My website's IP address shows up when searching on google. Google knows the site exists, if I search for my website. Bing doesn't though, if I search for my website on bing.

my nginx config file:

server {
  listen 80;
  server_name  _;
  return 301 https://$host$request_uri;
}


server {
  listen       443 ssl;
  server_name  localhost;

  ssl_certificate  /etc/letsencrypt/live/mosachi.ga/fullchain.pem;
  ssl_certificate_key /etc/letsencrypt/live/mosachi.ga/privkey.pem;

  location / {
    proxy_pass http://localhost:3000;
    proxy_http_version 1.1;
    proxy_set_header Upgrade $http_upgrade;
    proxy_set_header Connection 'upgrade';
    proxy_set_header Host $host;
    proxy_cache_bypass $http_upgrade;
  }
}
8
  • I'm not an nginx expert, but why is the server_name "localhost"? Surely it should be mosachi.ga?
    – davidgo
    Commented Dec 9, 2020 at 18:15
  • 1
    @davidgo if there are no other matching server_name fields, then it'll default to the first-read config - if this is the only site config listening on https:// on port 443, then it'll default to that.
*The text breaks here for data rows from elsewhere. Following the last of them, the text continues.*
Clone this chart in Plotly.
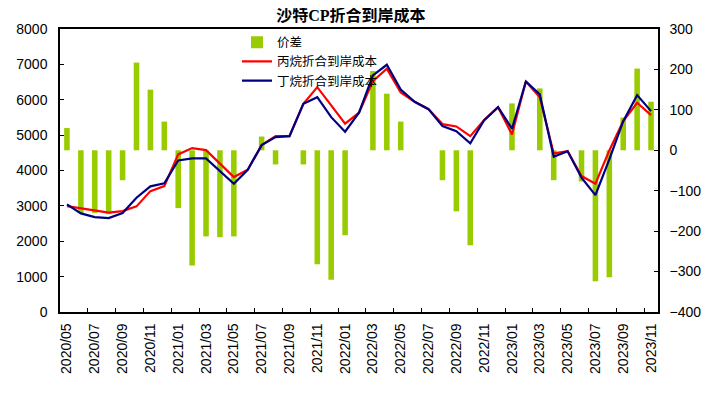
import plotly.graph_objects as go

months = [
    "2020/05", "2020/06", "2020/07", "2020/08", "2020/09", "2020/10", "2020/11", "2020/12",
    "2021/01", "2021/02", "2021/03", "2021/04", "2021/05", "2021/06", "2021/07", "2021/08",
    "2021/09", "2021/10", "2021/11", "2021/12",
    "2022/01", "2022/02", "2022/03", "2022/04", "2022/05", "2022/06", "2022/07", "2022/08",
    "2022/09", "2022/10", "2022/11", "2022/12",
    "2023/01", "2023/02", "2023/03", "2023/04", "2023/05", "2023/06", "2023/07", "2023/08",
    "2023/09", "2023/10", "2023/11",
]

spread = [
    55, -155, -155, -158, -74, 217, 150, 71,
    -143, -285, -213, -215, -213, 0, 34, -35,
    0, -35, -282, -320,
    -210, 0, 196, 140, 71, 0, 0, -74,
    -151, -235, 0, 0,
    116, 0, 153, -74, 0, -77, -324, -314,
    81, 202, 120,
]

propane = [
    2994, 2929, 2853, 2808, 2853, 2986, 3418, 3559,
    4455, 4633, 4576, 4192, 3814, 4022, 4718, 4972,
    4970, 5887, 6356, 5839,
    5322, 5633, 6525, 6876, 6205, 5943, 5734, 5311,
    5246, 4972, 5424, 5791,
    5020, 6517, 6073, 4483, 4548, 3842, 3627, 4568,
    5395, 5915, 5565,
]

butane = [
    3042, 2788, 2684, 2655, 2797, 3231, 3551, 3636,
    4285, 4342, 4342, 3983, 3627, 4022, 4718, 4944,
    4970, 5887, 6073, 5508,
    5096, 5633, 6686, 6989, 6291, 5943, 5734, 5254,
    5113, 4766, 5424, 5791,
    5181, 6517, 6150, 4390, 4548, 3797, 3305, 4314,
    5395, 6130, 5678,
]

tick_labels = months[::2]

names = ["价差", "丙烷折合到岸成本", "丁烷折合到岸成本"]
colors = ["#99CC00", "#FF0000", "#000080"]

axis_font = dict(family="Liberation Sans, Arial, sans-serif", size=14, color="#000000")

fig = go.Figure()
fig.add_trace(go.Bar(x=months, y=spread, name=names[0], marker_color=colors[0],
                     marker_line_width=0, yaxis="y"))
fig.add_trace(go.Scatter(x=months, y=propane, name=names[1], mode="lines",
                         line=dict(color=colors[1], width=2.2), yaxis="y2"))
fig.add_trace(go.Scatter(x=months, y=butane, name=names[2], mode="lines",
                         line=dict(color=colors[2], width=2.2), yaxis="y2"))

# page body has an 8px margin, so the figure is sized to fit the 712x393 window
fig.update_layout(
    width=704, height=385,
    margin=dict(l=52, r=54, t=21, b=81),
    paper_bgcolor="white", plot_bgcolor="white",
    bargap=0.6,
    title=dict(text="<b>沙特CP折合到岸成本</b>", x=0.487, xanchor="center", y=0.98, yanchor="middle",
               font=dict(family="Liberation Serif, Noto Sans CJK SC, serif", size=16, color="#000000")),
    xaxis=dict(type="category", tickmode="array", tickvals=tick_labels, ticktext=tick_labels,
               tickson="boundaries", ticks="inside", ticklen=4, tickcolor="#000000",
               tickangle=-90, showline=True, linecolor="#000000", linewidth=1.5, mirror=True,
               showgrid=False, range=[-0.5, len(months) - 0.5], ticklabelstandoff=4,
               automargin=False,
               tickfont=dict(family="Liberation Sans, Arial, sans-serif", size=14, color="#000000")),
    yaxis=dict(range=[-400, 300], dtick=100, side="right", ticks="inside", ticklen=4,
               tickcolor="#000000", showline=True, linecolor="#000000", linewidth=1.5,
               showgrid=False, zeroline=False, tickfont=axis_font, ticklabelstandoff=7,
               automargin=False),
    yaxis2=dict(range=[0, 8000], dtick=1000, side="left", overlaying="y", ticks="inside",
                ticklen=4, tickcolor="#000000", showline=True, linecolor="#000000", linewidth=1.5,
                showgrid=False, zeroline=False, tickfont=axis_font, ticklabelstandoff=8,
                automargin=False),
    legend=dict(x=0.296, y=1.005, xanchor="left", yanchor="top", bgcolor="rgba(0,0,0,0)",
                font=dict(family="Liberation Sans, Noto Sans CJK SC, sans-serif", size=12.5, color="#000000"),
                tracegroupgap=0, itemwidth=30),
    showlegend=True,
)

fig.write_html("out.html")
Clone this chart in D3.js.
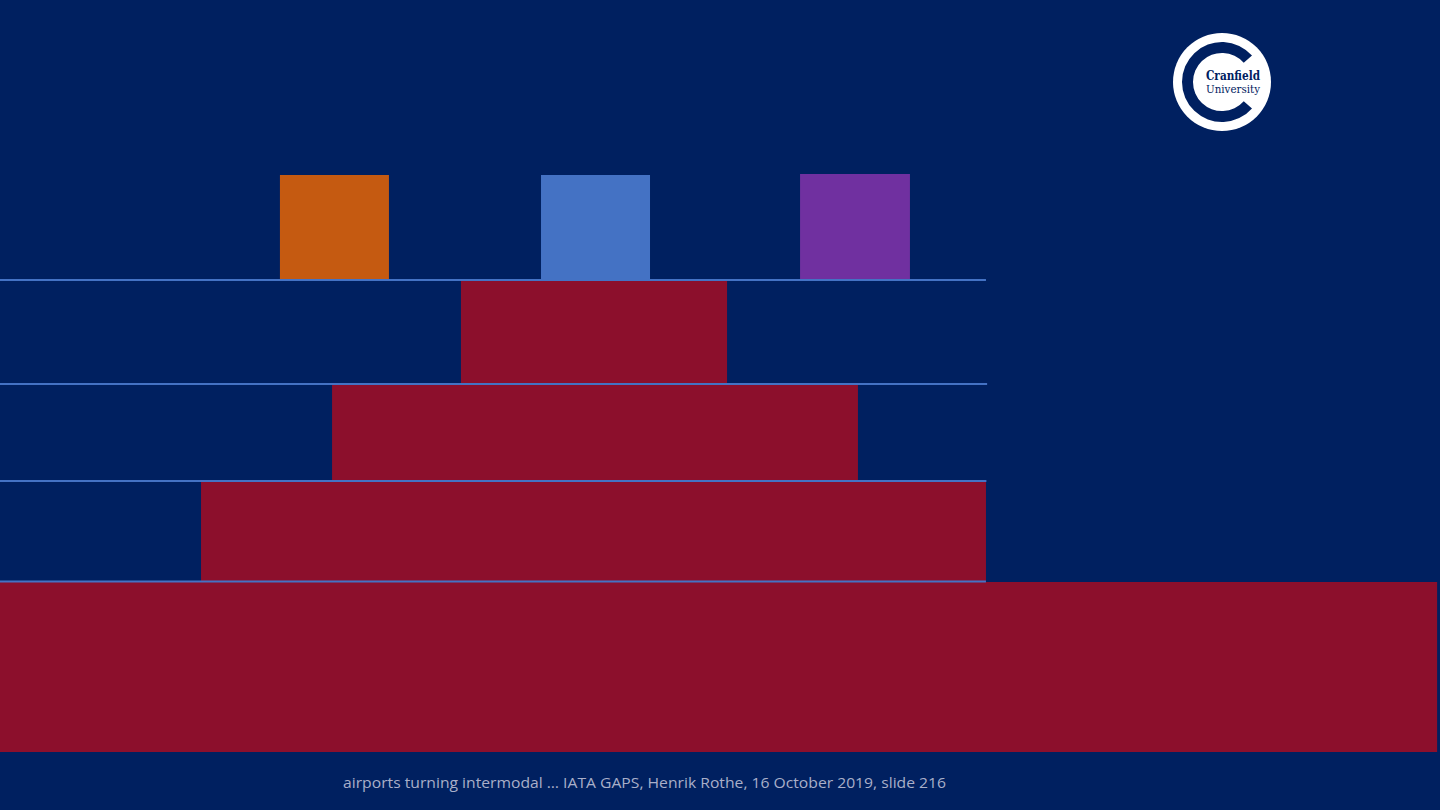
<!DOCTYPE html>
<html>
<head>
<meta charset="utf-8">
<script src="https://cdn.jsdelivr.net/npm/d3@7"></script>
<style>
  html, body { margin: 0; padding: 0; background: #002060; overflow: hidden; }
</style>
</head>
<body>
<div class="slide"></div>
<script>
// pyramid tiers, bottom to top (x in % of slide width, y in level units)
var tierNames = ["base", "tier3", "tier2", "tier1"];
var tierLeft = [0, 13.96, 23.06, 32.01];
var tierRight = [99.8, 68.47, 59.58, 50.49];
var tierLow = [0, 1.71, 2.72, 3.69];
var tierHigh = [1.70, 2.70, 3.67, 4.71];

// coloured blocks on top
var blockNames = ["orange", "blue", "purple"];
var blockLeft = [19.44, 37.57, 55.56];
var blockRight = [27.01, 45.14, 63.19];
var blockLow = [4.73, 4.73, 4.73];
var blockHigh = [5.77, 5.77, 5.78];
var blockColors = ["#C55A11", "#4472C4", "#7030A0"];

// separator lines
var lineLevels = [1.705, 2.71, 3.68, 4.72];
var lineEnd = [68.47, 68.5, 68.55, 68.47];

var footer = "airports turning intermodal \u2026 IATA GAPS, Henrik Rothe, 16 October 2019, slide 216";

var W = 1440, H = 810;
var svgSelection = d3.select(".slide").append("svg")
                     .attr("width", W)
                     .attr("height", H);

svgSelection.append("rect")
            .attr("width", W).attr("height", H)
            .attr("fill", "#002060");

var x = d3.scaleLinear().domain([0, 100]).range([0, W]);
var y = d3.scaleLinear().domain([0, 5.77]).range([752, 175]);

var tiers = tierNames.map(function(n, i) {
  return {name: n, x0: tierLeft[i], x1: tierRight[i], y0: tierLow[i], y1: tierHigh[i]};
});
var blocks = blockNames.map(function(n, i) {
  return {name: n, x0: blockLeft[i], x1: blockRight[i], y0: blockLow[i], y1: blockHigh[i], color: blockColors[i]};
});

svgSelection.append("g").selectAll("rect")
            .data(tiers)
            .join("rect")
            .attr("x", function(d) { return x(d.x0); })
            .attr("y", function(d) { return y(d.y1); })
            .attr("width", function(d) { return x(d.x1) - x(d.x0); })
            .attr("height", function(d) { return y(d.y0) - y(d.y1); })
            .attr("fill", "#8C0F2C");

svgSelection.append("g").selectAll("rect")
            .data(blocks)
            .join("rect")
            .attr("x", function(d) { return x(d.x0); })
            .attr("y", function(d) { return y(d.y1); })
            .attr("width", function(d) { return x(d.x1) - x(d.x0); })
            .attr("height", function(d) { return y(d.y0) - y(d.y1); })
            .attr("fill", function(d) { return d.color; });

svgSelection.append("g").selectAll("line")
            .data(lineLevels)
            .join("line")
            .attr("x1", x(0))
            .attr("x2", function(d, i) { return x(lineEnd[i]); })
            .attr("y1", function(d) { return y(d); })
            .attr("y2", function(d) { return y(d); })
            .attr("stroke", "#4472C4")
            .attr("stroke-width", 2);

// Cranfield logo
var logo = svgSelection.append("g").attr("transform", "translate(1222,82)");
logo.append("circle").attr("r", 49).attr("fill", "#ffffff");
logo.append("path")
    .attr("d", d3.arc()
                 .innerRadius(29)
                 .outerRadius(40)
                 .startAngle(Math.PI * 0.25 - Math.PI * 0.02)
                 .endAngle(Math.PI * 1.75 + Math.PI * 0.02)() )
    .attr("transform", "rotate(90)")
    .attr("fill", "#002060");
logo.append("text")
    .attr("x", 11).attr("y", -2)
    .attr("text-anchor", "middle")
    .attr("font-family", "'DejaVu Serif', serif")
    .attr("font-weight", "bold")
    .attr("font-size", 12)
    .attr("textLength", 54)
    .attr("lengthAdjust", "spacingAndGlyphs")
    .attr("fill", "#002060")
    .text("Cranfield");
logo.append("text")
    .attr("x", 11).attr("y", 11)
    .attr("text-anchor", "middle")
    .attr("font-family", "'DejaVu Serif', serif")
    .attr("font-size", 11)
    .attr("textLength", 54)
    .attr("lengthAdjust", "spacingAndGlyphs")
    .attr("fill", "#002060")
    .text("University");

svgSelection.append("text")
            .attr("x", 644.5)
            .attr("y", 788)
            .attr("text-anchor", "middle")
            .attr("font-family", "'Open Sans', sans-serif")
            .attr("font-size", 15)
            .attr("textLength", 603)
            .attr("lengthAdjust", "spacingAndGlyphs")
            .attr("fill", "#A9AFC9")
            .text(footer);
</script>
</body>
</html>
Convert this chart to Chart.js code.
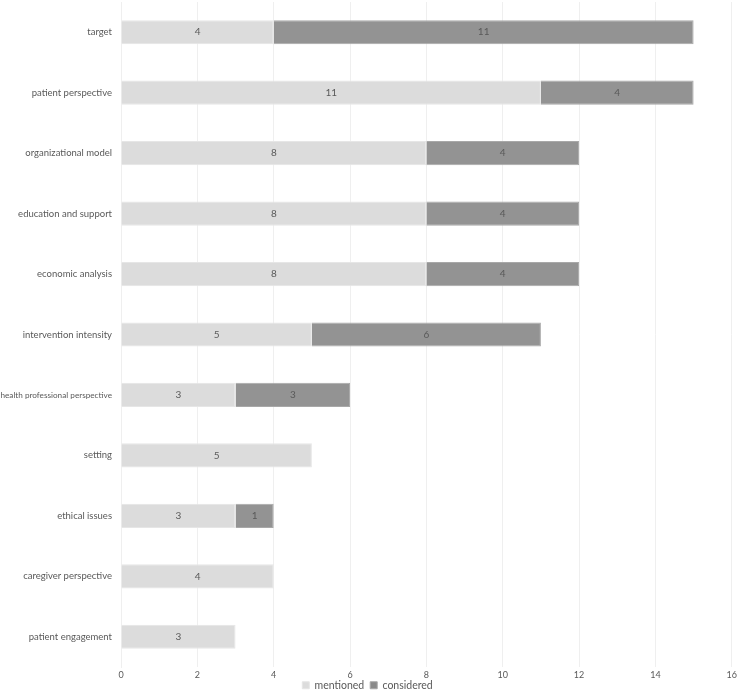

Commented Dec 9, 2020 at 19:39
  • .... which is probably the root of the problem, the server/website is accepting all requests that reach it (including the IP address) and there is no attempt to canonicalise the requested hostname. However, a further issue is that Google has now indexed HTTPS + IP-Address (for which the SSL cert is not valid), so browser warnings are unfortunately unavoidable.
    – MrWhite
    Commented Dec 9, 2020 at 20:35
  • what should i do? I don't really know what my config file does, I just copy pasted it from somewhere
    – i'm a girl
    Commented Dec 9, 2020 at 20:44
  • So the solution is to do a 301 redirect for any site that is not www.mosachi.ga - Google will pick up on this and update its links.
    – davidgo
    Commented Dec 9, 2020 at 21:04

1 Answer 1

4

So, you have a case of an "NGINX Has Only One Site Configured" problem. That is, NGINX is serving the same data not just for your domain but for the bare IP address and any other request to your server/site (even with invalid domains - domains/subdomains which are NOT hosted on your site).

Thankfully, this is something you can fix.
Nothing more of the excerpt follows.